··· Records shown
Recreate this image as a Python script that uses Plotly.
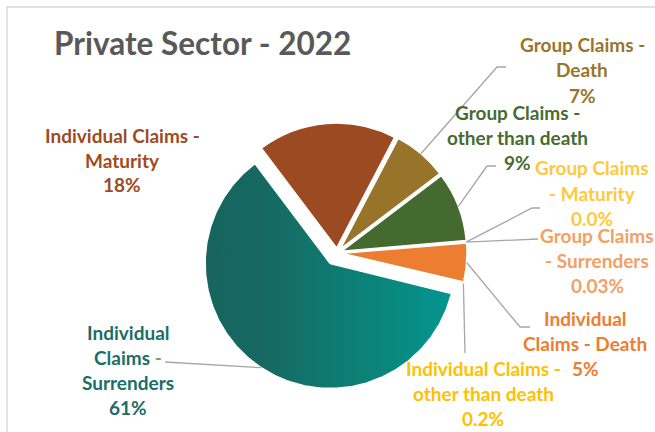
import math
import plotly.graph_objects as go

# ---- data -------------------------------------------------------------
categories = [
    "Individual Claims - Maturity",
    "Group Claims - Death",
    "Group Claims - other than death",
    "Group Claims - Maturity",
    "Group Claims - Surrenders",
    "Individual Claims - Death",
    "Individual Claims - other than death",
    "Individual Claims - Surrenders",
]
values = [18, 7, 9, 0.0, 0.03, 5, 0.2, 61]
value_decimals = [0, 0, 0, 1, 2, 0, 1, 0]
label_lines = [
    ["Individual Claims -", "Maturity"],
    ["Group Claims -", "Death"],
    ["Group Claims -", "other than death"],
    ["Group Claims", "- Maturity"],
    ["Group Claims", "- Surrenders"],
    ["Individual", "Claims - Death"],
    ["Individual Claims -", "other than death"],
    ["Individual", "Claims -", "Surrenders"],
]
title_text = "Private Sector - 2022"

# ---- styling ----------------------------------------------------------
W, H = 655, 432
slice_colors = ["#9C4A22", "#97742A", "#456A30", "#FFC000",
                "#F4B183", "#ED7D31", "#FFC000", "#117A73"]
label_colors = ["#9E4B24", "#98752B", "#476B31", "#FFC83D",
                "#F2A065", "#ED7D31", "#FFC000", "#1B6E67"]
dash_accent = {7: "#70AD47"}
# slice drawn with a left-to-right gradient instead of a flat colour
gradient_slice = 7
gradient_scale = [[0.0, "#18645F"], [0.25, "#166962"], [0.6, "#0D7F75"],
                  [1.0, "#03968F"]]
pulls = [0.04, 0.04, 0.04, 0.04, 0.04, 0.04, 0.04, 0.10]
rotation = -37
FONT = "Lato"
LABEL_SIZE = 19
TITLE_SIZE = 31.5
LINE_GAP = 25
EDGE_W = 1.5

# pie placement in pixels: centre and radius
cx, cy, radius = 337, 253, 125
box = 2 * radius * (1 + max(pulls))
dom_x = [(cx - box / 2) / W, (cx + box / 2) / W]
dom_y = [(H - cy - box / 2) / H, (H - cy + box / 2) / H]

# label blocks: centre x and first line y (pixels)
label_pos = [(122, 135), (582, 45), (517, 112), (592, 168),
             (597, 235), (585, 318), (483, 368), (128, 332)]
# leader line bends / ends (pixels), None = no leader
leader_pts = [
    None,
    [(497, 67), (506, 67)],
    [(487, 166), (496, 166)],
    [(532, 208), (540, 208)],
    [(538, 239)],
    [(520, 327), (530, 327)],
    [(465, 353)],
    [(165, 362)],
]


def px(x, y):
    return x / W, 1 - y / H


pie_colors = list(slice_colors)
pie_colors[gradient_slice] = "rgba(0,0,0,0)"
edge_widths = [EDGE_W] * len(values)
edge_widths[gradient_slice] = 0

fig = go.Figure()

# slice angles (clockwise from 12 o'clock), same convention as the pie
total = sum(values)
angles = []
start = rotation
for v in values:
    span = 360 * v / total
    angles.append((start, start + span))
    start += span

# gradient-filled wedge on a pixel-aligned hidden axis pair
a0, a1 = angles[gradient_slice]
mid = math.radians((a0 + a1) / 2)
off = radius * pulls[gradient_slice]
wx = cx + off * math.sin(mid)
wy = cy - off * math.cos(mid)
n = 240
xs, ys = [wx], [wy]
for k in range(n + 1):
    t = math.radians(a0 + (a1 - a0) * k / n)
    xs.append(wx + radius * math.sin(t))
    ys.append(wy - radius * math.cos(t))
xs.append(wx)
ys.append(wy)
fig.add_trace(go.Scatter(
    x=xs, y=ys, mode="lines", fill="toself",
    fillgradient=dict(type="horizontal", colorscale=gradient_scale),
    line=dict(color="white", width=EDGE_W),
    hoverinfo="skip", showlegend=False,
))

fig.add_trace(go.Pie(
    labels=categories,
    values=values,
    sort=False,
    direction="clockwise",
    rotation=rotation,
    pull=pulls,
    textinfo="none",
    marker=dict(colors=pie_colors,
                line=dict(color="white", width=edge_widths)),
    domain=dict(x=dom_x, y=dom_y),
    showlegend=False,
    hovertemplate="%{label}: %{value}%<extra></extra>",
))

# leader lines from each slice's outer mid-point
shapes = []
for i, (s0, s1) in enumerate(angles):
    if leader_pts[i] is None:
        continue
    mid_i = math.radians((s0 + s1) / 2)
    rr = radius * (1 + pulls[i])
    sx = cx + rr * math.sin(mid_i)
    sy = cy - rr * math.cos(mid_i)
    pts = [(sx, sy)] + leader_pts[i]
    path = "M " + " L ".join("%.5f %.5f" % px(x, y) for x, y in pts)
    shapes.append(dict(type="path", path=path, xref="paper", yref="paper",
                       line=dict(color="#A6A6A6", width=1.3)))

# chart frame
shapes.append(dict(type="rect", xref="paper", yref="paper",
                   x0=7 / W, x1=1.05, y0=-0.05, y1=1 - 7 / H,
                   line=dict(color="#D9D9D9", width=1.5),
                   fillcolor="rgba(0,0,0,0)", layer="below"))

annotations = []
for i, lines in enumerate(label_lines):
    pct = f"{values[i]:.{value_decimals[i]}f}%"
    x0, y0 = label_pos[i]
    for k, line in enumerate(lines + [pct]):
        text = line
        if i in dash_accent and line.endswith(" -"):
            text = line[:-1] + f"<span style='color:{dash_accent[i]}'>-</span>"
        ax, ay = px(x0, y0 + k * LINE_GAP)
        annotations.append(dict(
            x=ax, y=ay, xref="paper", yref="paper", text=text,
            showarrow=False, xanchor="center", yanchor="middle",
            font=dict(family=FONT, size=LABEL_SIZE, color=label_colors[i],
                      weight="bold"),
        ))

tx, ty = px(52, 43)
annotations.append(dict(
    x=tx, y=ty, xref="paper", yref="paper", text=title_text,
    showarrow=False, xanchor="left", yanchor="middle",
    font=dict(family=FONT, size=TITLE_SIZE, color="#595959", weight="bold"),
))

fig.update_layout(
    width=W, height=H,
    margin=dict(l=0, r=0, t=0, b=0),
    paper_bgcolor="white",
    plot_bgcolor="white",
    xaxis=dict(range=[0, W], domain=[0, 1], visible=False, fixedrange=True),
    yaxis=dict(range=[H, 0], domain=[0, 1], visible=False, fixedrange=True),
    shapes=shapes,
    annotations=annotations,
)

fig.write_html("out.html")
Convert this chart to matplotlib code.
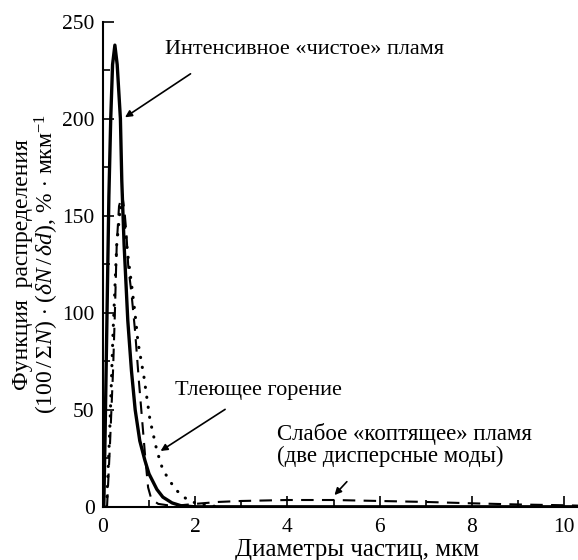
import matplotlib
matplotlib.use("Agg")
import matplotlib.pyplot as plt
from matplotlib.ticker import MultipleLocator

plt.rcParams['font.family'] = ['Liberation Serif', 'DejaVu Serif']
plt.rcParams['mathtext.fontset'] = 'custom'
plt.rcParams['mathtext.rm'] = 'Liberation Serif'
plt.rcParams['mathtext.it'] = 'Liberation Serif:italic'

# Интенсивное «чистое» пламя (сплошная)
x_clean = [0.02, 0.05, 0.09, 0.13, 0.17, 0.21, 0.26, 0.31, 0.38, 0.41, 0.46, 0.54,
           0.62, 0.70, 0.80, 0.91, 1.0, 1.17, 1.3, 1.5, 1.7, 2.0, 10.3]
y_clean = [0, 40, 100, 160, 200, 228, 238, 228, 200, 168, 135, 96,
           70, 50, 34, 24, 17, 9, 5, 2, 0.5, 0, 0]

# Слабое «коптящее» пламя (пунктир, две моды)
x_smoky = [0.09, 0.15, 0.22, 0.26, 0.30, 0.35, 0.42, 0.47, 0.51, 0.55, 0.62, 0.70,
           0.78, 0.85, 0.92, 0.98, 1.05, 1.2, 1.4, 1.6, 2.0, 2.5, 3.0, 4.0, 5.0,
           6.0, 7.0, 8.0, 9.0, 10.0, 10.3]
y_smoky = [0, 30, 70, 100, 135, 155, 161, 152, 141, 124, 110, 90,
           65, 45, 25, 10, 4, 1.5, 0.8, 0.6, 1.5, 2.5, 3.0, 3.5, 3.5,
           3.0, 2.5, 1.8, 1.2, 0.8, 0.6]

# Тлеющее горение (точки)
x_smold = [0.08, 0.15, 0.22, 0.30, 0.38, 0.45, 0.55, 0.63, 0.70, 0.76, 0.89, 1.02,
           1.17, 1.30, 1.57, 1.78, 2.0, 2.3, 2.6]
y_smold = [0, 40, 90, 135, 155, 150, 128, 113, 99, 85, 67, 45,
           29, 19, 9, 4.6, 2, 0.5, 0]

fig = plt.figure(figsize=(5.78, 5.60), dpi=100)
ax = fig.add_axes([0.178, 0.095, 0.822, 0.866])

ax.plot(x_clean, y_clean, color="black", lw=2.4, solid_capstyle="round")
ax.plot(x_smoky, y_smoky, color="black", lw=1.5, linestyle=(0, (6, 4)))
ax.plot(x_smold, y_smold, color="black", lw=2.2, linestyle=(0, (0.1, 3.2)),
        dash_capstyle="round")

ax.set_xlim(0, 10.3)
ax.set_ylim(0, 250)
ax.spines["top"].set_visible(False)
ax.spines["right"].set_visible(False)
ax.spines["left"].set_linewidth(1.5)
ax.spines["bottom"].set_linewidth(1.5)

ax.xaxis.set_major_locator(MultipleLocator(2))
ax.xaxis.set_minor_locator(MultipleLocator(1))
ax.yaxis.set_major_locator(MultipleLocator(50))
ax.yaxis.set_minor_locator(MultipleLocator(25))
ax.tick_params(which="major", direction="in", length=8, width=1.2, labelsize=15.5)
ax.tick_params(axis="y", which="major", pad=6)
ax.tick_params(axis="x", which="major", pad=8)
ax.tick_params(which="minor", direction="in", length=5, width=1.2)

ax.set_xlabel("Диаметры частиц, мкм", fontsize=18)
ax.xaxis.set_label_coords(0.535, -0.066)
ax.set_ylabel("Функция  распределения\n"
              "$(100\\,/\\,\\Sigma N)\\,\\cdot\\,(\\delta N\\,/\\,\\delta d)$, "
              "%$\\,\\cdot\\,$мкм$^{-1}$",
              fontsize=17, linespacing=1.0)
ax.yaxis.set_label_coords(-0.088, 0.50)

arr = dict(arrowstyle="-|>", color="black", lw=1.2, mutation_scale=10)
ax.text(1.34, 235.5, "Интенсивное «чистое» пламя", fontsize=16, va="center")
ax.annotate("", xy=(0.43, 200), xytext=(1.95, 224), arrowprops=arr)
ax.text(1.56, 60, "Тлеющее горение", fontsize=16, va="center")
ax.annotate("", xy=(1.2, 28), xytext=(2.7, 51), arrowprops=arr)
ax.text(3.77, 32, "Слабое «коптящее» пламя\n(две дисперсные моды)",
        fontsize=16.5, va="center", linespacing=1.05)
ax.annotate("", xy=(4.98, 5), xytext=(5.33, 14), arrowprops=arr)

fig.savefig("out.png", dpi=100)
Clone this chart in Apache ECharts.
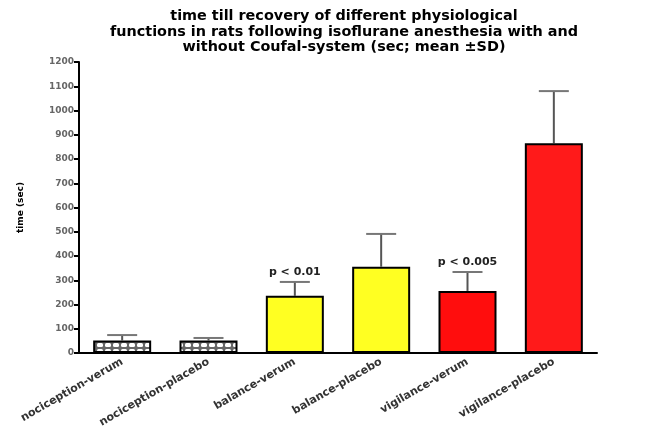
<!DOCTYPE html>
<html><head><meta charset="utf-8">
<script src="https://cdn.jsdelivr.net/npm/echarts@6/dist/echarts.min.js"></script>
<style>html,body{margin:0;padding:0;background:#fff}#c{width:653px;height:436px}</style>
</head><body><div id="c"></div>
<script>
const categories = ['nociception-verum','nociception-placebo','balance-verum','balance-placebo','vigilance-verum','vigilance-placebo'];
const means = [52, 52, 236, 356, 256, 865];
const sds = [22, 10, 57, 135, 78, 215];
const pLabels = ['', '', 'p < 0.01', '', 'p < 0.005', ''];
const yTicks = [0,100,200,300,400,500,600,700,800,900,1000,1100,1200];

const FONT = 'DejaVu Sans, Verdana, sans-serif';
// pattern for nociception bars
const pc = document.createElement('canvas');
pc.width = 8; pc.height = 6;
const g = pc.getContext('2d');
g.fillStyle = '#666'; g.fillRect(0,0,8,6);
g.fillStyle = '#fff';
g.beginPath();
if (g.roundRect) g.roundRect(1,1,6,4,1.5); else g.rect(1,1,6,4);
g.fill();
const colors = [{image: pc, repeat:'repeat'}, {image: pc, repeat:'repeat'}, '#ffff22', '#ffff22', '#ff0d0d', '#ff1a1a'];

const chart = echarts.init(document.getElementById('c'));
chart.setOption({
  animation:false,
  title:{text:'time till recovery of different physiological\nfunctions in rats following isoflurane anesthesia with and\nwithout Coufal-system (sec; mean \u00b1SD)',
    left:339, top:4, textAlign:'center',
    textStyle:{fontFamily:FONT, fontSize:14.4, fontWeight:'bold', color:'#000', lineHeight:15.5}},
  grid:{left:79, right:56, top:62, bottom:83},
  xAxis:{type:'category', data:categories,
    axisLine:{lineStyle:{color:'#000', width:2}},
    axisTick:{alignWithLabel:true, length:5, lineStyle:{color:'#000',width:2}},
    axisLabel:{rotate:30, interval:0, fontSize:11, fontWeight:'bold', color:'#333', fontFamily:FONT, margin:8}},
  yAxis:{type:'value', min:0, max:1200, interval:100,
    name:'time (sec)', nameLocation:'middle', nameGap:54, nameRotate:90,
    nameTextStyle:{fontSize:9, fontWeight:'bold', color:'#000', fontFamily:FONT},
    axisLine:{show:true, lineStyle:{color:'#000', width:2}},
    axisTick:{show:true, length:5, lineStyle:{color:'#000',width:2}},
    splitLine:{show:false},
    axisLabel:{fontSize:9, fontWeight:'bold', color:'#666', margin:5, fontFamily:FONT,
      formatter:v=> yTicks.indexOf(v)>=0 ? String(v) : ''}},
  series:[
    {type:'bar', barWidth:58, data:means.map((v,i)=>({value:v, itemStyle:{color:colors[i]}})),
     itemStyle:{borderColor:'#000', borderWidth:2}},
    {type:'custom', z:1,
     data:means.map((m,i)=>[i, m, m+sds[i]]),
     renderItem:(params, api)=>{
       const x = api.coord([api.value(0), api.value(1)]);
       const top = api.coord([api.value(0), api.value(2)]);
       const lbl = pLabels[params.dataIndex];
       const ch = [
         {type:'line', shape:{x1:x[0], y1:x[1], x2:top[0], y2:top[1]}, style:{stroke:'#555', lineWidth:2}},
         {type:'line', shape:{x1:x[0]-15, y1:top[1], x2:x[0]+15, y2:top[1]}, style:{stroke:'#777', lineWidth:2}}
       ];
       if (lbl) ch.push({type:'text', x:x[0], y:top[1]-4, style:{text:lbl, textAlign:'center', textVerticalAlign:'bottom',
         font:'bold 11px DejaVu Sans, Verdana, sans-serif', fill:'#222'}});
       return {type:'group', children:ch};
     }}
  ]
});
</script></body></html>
······
*Work to complete*:
Restate exactly, please, only the lines between the start of the data and the line containing "import plotly.graph_objects as go", both ends included, skipping the pictures.

*The reply*:
Recreate this image as a Python script that uses Plotly.
import math
import plotly.graph_objects as go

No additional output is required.